Example of a FB with defined I/O




In this example, Motion module's errors will be reset when the variable i_bExecute is turned on. 

Using MCv_Jog FB for manual mode operations on the servo axis

MCv_Jog allows you to manually control the position of an axis with set motion parameters. As usual we will create structure to control this FB. Let's name this structure  stJOG



After creating stJOG, nest it in the stAxis structure. 

Description of the inputs of the MCv_Jog function block




On the input side:
- JogForward - Positive rotation JOG command. When TRUE, it executes FB (BOOL). 
JogBackward - Negative rotation JOG command. When TRUE, it executes FB (BOOL). 
Acceleration - Sets the acceleration (LREAL).
Deceleration - Sets the deceleration (LREAL).
Jerk- Sets the jerk (LREAL). 
Options - No need to specify (BOOL). 
Axis - Axis information available from AxisRef structure (AxisRef). 

On the output side:
Done - Execution completion. When deceleration stop by JOG command OFF is completed, Done bit becomes TRUE for only one scan (BOOL). 
- Busy - Indicates that the FB is in execution (BOOL).
Active - Indicates that the FB is controlling the axis (BOOL). 
CommandAborted - Indicates that the execution has been aborted (BOOL).  
Error - When TRUE, it indicaes that and  error has occured in the FB (BOOL). 
ErrorID - The error code generated in the FB is returned (UNSIGNED WORD). 

For the details description of MCv_Jog FB refer to MELSEC iQ-R Motion Module User's Manual (Motion Control Function Blocks). 

Explanation of Jerk function

Jerk is the temporal change ratio of the acceleration or deceleration. The unit is U/s where U stands for selected command unit . When the jerk is set, since the velocity waveform shows a S-shape and the axis can smoothly accelerate and decelerate at the start and the end of acceleration and deceleration, it can reduce the burden on the motor and impact on the machine.

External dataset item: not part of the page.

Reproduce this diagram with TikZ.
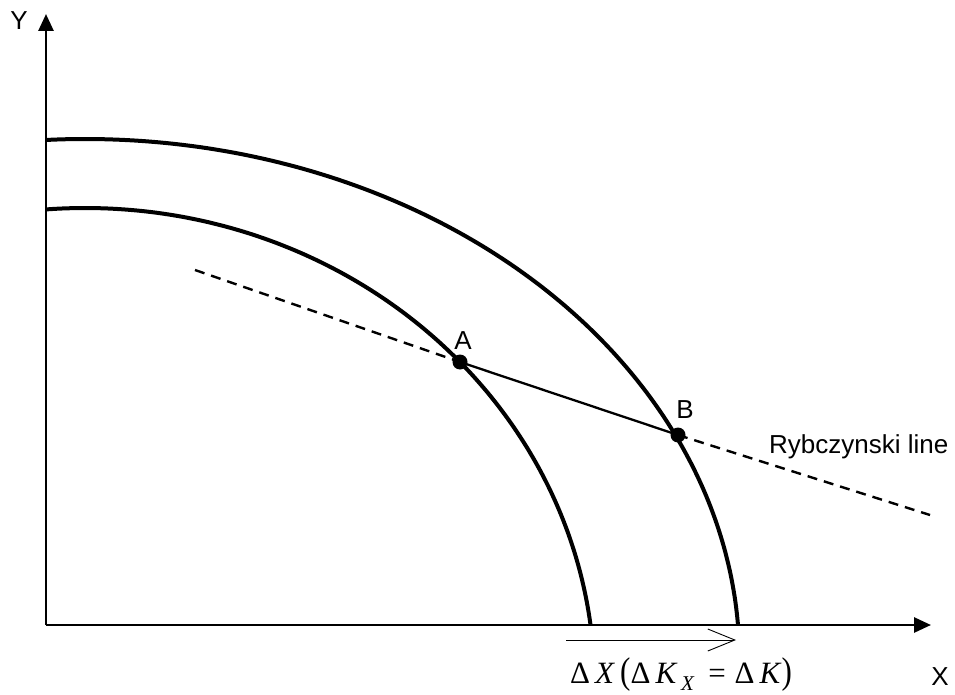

The sum of the time required to reach the target acceleration after startup and the time from the target acceleration to the acceleration 0 at the end of acceleration is called the jerk applying time. The ratio of jerk applying time to acceleration (deceleration) time is called the jerk applying ratio.  The jerk applying time and the jerk applying ratio can be calculated with the following formulas:

Jerk applying time = 2  ×  Target acceleration ÷ Jerk
Jerk applying ratio = (Jerk applying time ÷ Acceleration time)  ×  100 [%]



For the details description of Jerk function refer to MELSEC iQ-R Motion Module User's Manual (Motion Control Function Blocks). 

Example of a FB with defined I/O



To trigger axis movement, define velocity, acceleration, deceleration greater than 0 in the i_leVelocity, i_leAcceleration, i_leDecleration variables and then activate FB by selecting positive or negative axis rotation direction through the i_bJogForward or i_bJogBackward variables. You can also define the acceleration time on the Jerk input via the i_leJerk variable but it is not necessary.